# MATERIAL PROVIDED:
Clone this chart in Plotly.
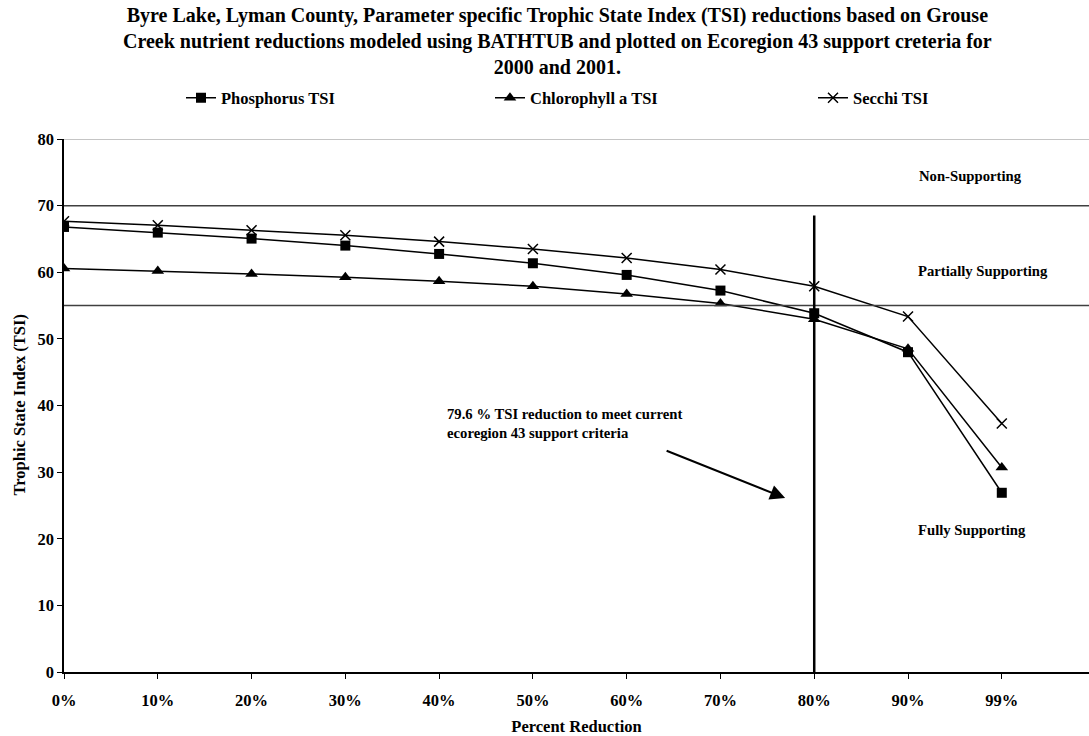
import plotly.graph_objects as go

# Percent reduction categories and parameter-specific TSI values
reduction = ["0%", "10%", "20%", "30%", "40%", "50%", "60%", "70%", "80%", "90%", "99%"]
phosphorus_tsi = [66.8, 65.95, 65.05, 64.0, 62.75, 61.35, 59.6, 57.25, 53.85, 48.0, 26.9]
chlorophyll_tsi = [60.55, 60.2, 59.75, 59.25, 58.65, 57.9, 56.75, 55.3, 52.95, 48.5, 30.7]
secchi_tsi = [67.65, 67.05, 66.3, 65.55, 64.6, 63.5, 62.15, 60.4, 57.9, 53.35, 37.3]

# Ecoregion 43 support thresholds
non_supporting_limit = 70
fully_supporting_limit = 55
target_reduction = "80%"
target_line_top = 68.5

FONT = "Liberation Serif"
W, H = 1089, 736
M_L, M_R, M_T, M_B = 64, 0, 139, 64
PLOT_W = W - M_L - M_R
PLOT_H = H - M_T - M_B


def paper_y(px_from_top):
    """Convert a pixel offset from the top of the page into paper y."""
    return (H - M_B - px_from_top) / PLOT_H


def paper_x(px_from_left):
    """Convert a pixel offset from the left of the page into paper x."""
    return (px_from_left - M_L) / PLOT_W


bold = dict(family=FONT, color="black", weight="bold")

fig = go.Figure()

series = [
    ("Phosphorus TSI", phosphorus_tsi,
     dict(symbol="square", size=10, color="black"), "legend"),
    ("Chlorophyll a TSI", chlorophyll_tsi,
     dict(symbol="triangle-up", size=11, color="black"), "legend2"),
    ("Secchi TSI", secchi_tsi,
     dict(symbol="x-thin", size=10, color="black", line=dict(color="black", width=1.5)), "legend3"),
]
for name, vals, marker, leg in series:
    fig.add_trace(go.Scatter(
        x=reduction, y=vals, name=name, mode="lines+markers",
        line=dict(color="black", width=1.5), marker=marker, legend=leg,
    ))

shapes = [
    # top border at 80
    dict(type="line", xref="paper", yref="y", x0=0, x1=1, y0=80, y1=80,
         line=dict(color="#8c8c8c", width=1)),
    # support threshold lines
    dict(type="line", xref="paper", yref="y", x0=0, x1=1,
         y0=non_supporting_limit, y1=non_supporting_limit,
         line=dict(color="#404040", width=1.5)),
    dict(type="line", xref="paper", yref="y", x0=0, x1=1,
         y0=fully_supporting_limit, y1=fully_supporting_limit,
         line=dict(color="#404040", width=1.5)),
    # target reduction marker
    dict(type="line", xref="x", yref="y", x0=target_reduction, x1=target_reduction,
         y0=0, y1=target_line_top, line=dict(color="black", width=2.5)),
]

annotations = [
    dict(text=("Byre Lake, Lyman County, Parameter specific Trophic State Index (TSI) reductions based on Grouse<br>"
               "Creek nutrient reductions modeled using BATHTUB and plotted on Ecoregion 43 support creteria for<br>"
               "2000 and 2001."),
         xref="paper", yref="paper", x=paper_x(557), y=paper_y(2),
         xanchor="center", yanchor="top", align="center", showarrow=False,
         font=dict(size=20, **bold)),
    # y-axis title
    dict(text="Trophic State Index (TSI)", xref="paper", yref="paper",
         x=paper_x(19), y=0.5, textangle=-90, showarrow=False,
         xanchor="center", yanchor="middle", font=dict(size=16.5, **bold)),
    dict(text="Non-Supporting", xref="x", yref="y", x=9.67, y=74.5,
         showarrow=False, font=dict(size=14.7, **bold)),
    dict(text="Partially Supporting", xref="x", yref="y", x=9.8, y=60.2,
         showarrow=False, font=dict(size=14.7, **bold)),
    dict(text="Fully Supporting", xref="x", yref="y", x=9.68, y=21.3,
         showarrow=False, font=dict(size=14.7, **bold)),
    dict(text="79.6 % TSI reduction to meet current<br>ecoregion 43 support criteria",
         xref="x", yref="y", x=4.06, y=37.3, xanchor="left", align="left",
         showarrow=False, font=dict(size=14.7, **bold)),
    dict(text="", xref="x", yref="y", x=7.69, y=26.1,
         axref="x", ayref="y", ax=6.41, ay=33.3,
         showarrow=True, arrowhead=2, arrowsize=1.5, arrowwidth=2, arrowcolor="black"),
]


def legend_at(px_left):
    return dict(
        orientation="h", xref="container", yref="container",
        x=px_left / W, xanchor="left", y=1 - 98 / H, yanchor="middle",
        font=dict(size=16.5, **bold), bgcolor="rgba(0,0,0,0)",
    )


fig.update_layout(
    width=W, height=H,
    paper_bgcolor="white", plot_bgcolor="white",
    margin=dict(l=M_L, r=M_R, t=M_T, b=M_B, autoexpand=False),
    legend=legend_at(181),
    legend2=legend_at(490),
    legend3=legend_at(813),
    xaxis=dict(
        type="category", range=[0, 10.93],
        showline=True, linecolor="black", linewidth=1.5,
        ticks="outside", ticklen=5, tickcolor="black",
        showgrid=False, zeroline=False,
        tickfont=dict(size=16.5, **bold), ticklabelstandoff=7,
        title=dict(text="Percent Reduction", font=dict(size=16.5, **bold), standoff=13),
    ),
    yaxis=dict(
        range=[0, 80], dtick=10,
        showline=True, linecolor="black", linewidth=1.5,
        ticks="outside", ticklen=5, tickcolor="black",
        showgrid=False, zeroline=False,
        tickfont=dict(size=16.5, **bold),
    ),
    shapes=shapes,
    annotations=annotations,
    showlegend=True,
)

fig.write_html("out.html")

# THE PROBLEM:
Return the full material word for word. Do not include the pictures.

# COMPLETE OUTPUT:
Clone this chart in Plotly.
import plotly.graph_objects as go

# Percent reduction categories and parameter-specific TSI values
reduction = ["0%", "10%", "20%", "30%", "40%", "50%", "60%", "70%", "80%", "90%", "99%"]
phosphorus_tsi = [66.8, 65.95, 65.05, 64.0, 62.75, 61.35, 59.6, 57.25, 53.85, 48.0, 26.9]
chlorophyll_tsi = [60.55, 60.2, 59.75, 59.25, 58.65, 57.9, 56.75, 55.3, 52.95, 48.5, 30.7]
secchi_tsi = [67.65, 67.05, 66.3, 65.55, 64.6, 63.5, 62.15, 60.4, 57.9, 53.35, 37.3]

# Ecoregion 43 support thresholds
non_supporting_limit = 70
fully_supporting_limit = 55
target_reduction = "80%"
target_line_top = 68.5

FONT = "Liberation Serif"
W, H = 1089, 736
M_L, M_R, M_T, M_B = 64, 0, 139, 64
PLOT_W = W - M_L - M_R
PLOT_H = H - M_T - M_B


def paper_y(px_from_top):
    """Convert a pixel offset from the top of the page into paper y."""
    return (H - M_B - px_from_top) / PLOT_H


def paper_x(px_from_left):
    """Convert a pixel offset from the left of the page into paper x."""
    return (px_from_left - M_L) / PLOT_W


bold = dict(family=FONT, color="black", weight="bold")

fig = go.Figure()

series = [
    ("Phosphorus TSI", phosphorus_tsi,
     dict(symbol="square", size=10, color="black"), "legend"),
    ("Chlorophyll a TSI", chlorophyll_tsi,
     dict(symbol="triangle-up", size=11, color="black"), "legend2"),
    ("Secchi TSI", secchi_tsi,
     dict(symbol="x-thin", size=10, color="black", line=dict(color="black", width=1.5)), "legend3"),
]
for name, vals, marker, leg in series:
    fig.add_trace(go.Scatter(
        x=reduction, y=vals, name=name, mode="lines+markers",
        line=dict(color="black", width=1.5), marker=marker, legend=leg,
    ))

shapes = [
    # top border at 80
    dict(type="line", xref="paper", yref="y", x0=0, x1=1, y0=80, y1=80,
         line=dict(color="#8c8c8c", width=1)),
    # support threshold lines
    dict(type="line", xref="paper", yref="y", x0=0, x1=1,
         y0=non_supporting_limit, y1=non_supporting_limit,
         line=dict(color="#404040", width=1.5)),
    dict(type="line", xref="paper", yref="y", x0=0, x1=1,
         y0=fully_supporting_limit, y1=fully_supporting_limit,
         line=dict(color="#404040", width=1.5)),
    # target reduction marker
    dict(type="line", xref="x", yref="y", x0=target_reduction, x1=target_reduction,
         y0=0, y1=target_line_top, line=dict(color="black", width=2.5)),
]

annotations = [
    dict(text=("Byre Lake, Lyman County, Parameter specific Trophic State Index (TSI) reductions based on Grouse<br>"
               "Creek nutrient reductions modeled using BATHTUB and plotted on Ecoregion 43 support creteria for<br>"
               "2000 and 2001."),
         xref="paper", yref="paper", x=paper_x(557), y=paper_y(2),
         xanchor="center", yanchor="top", align="center", showarrow=False,
         font=dict(size=20, **bold)),
    # y-axis title
    dict(text="Trophic State Index (TSI)", xref="paper", yref="paper",
         x=paper_x(19), y=0.5, textangle=-90, showarrow=False,
         xanchor="center", yanchor="middle", font=dict(size=16.5, **bold)),
    dict(text="Non-Supporting", xref="x", yref="y", x=9.67, y=74.5,
         showarrow=False, font=dict(size=14.7, **bold)),
    dict(text="Partially Supporting", xref="x", yref="y", x=9.8, y=60.2,
         showarrow=False, font=dict(size=14.7, **bold)),
    dict(text="Fully Supporting", xref="x", yref="y", x=9.68, y=21.3,
         showarrow=False, font=dict(size=14.7, **bold)),
    dict(text="79.6 % TSI reduction to meet current<br>ecoregion 43 support criteria",
         xref="x", yref="y", x=4.06, y=37.3, xanchor="left", align="left",
         showarrow=False, font=dict(size=14.7, **bold)),
    dict(text="", xref="x", yref="y", x=7.69, y=26.1,
         axref="x", ayref="y", ax=6.41, ay=33.3,
         showarrow=True, arrowhead=2, arrowsize=1.5, arrowwidth=2, arrowcolor="black"),
]


def legend_at(px_left):
    return dict(
        orientation="h", xref="container", yref="container",
        x=px_left / W, xanchor="left", y=1 - 98 / H, yanchor="middle",
        font=dict(size=16.5, **bold), bgcolor="rgba(0,0,0,0)",
    )


fig.update_layout(
    width=W, height=H,
    paper_bgcolor="white", plot_bgcolor="white",
    margin=dict(l=M_L, r=M_R, t=M_T, b=M_B, autoexpand=False),
    legend=legend_at(181),
    legend2=legend_at(490),
    legend3=legend_at(813),
    xaxis=dict(
        type="category", range=[0, 10.93],
        showline=True, linecolor="black", linewidth=1.5,
        ticks="outside", ticklen=5, tickcolor="black",
        showgrid=False, zeroline=False,
        tickfont=dict(size=16.5, **bold), ticklabelstandoff=7,
        title=dict(text="Percent Reduction", font=dict(size=16.5, **bold), standoff=13),
    ),
    yaxis=dict(
        range=[0, 80], dtick=10,
        showline=True, linecolor="black", linewidth=1.5,
        ticks="outside", ticklen=5, tickcolor="black",
        showgrid=False, zeroline=False,
        tickfont=dict(size=16.5, **bold),
    ),
    shapes=shapes,
    annotations=annotations,
    showlegend=True,
)

fig.write_html("out.html")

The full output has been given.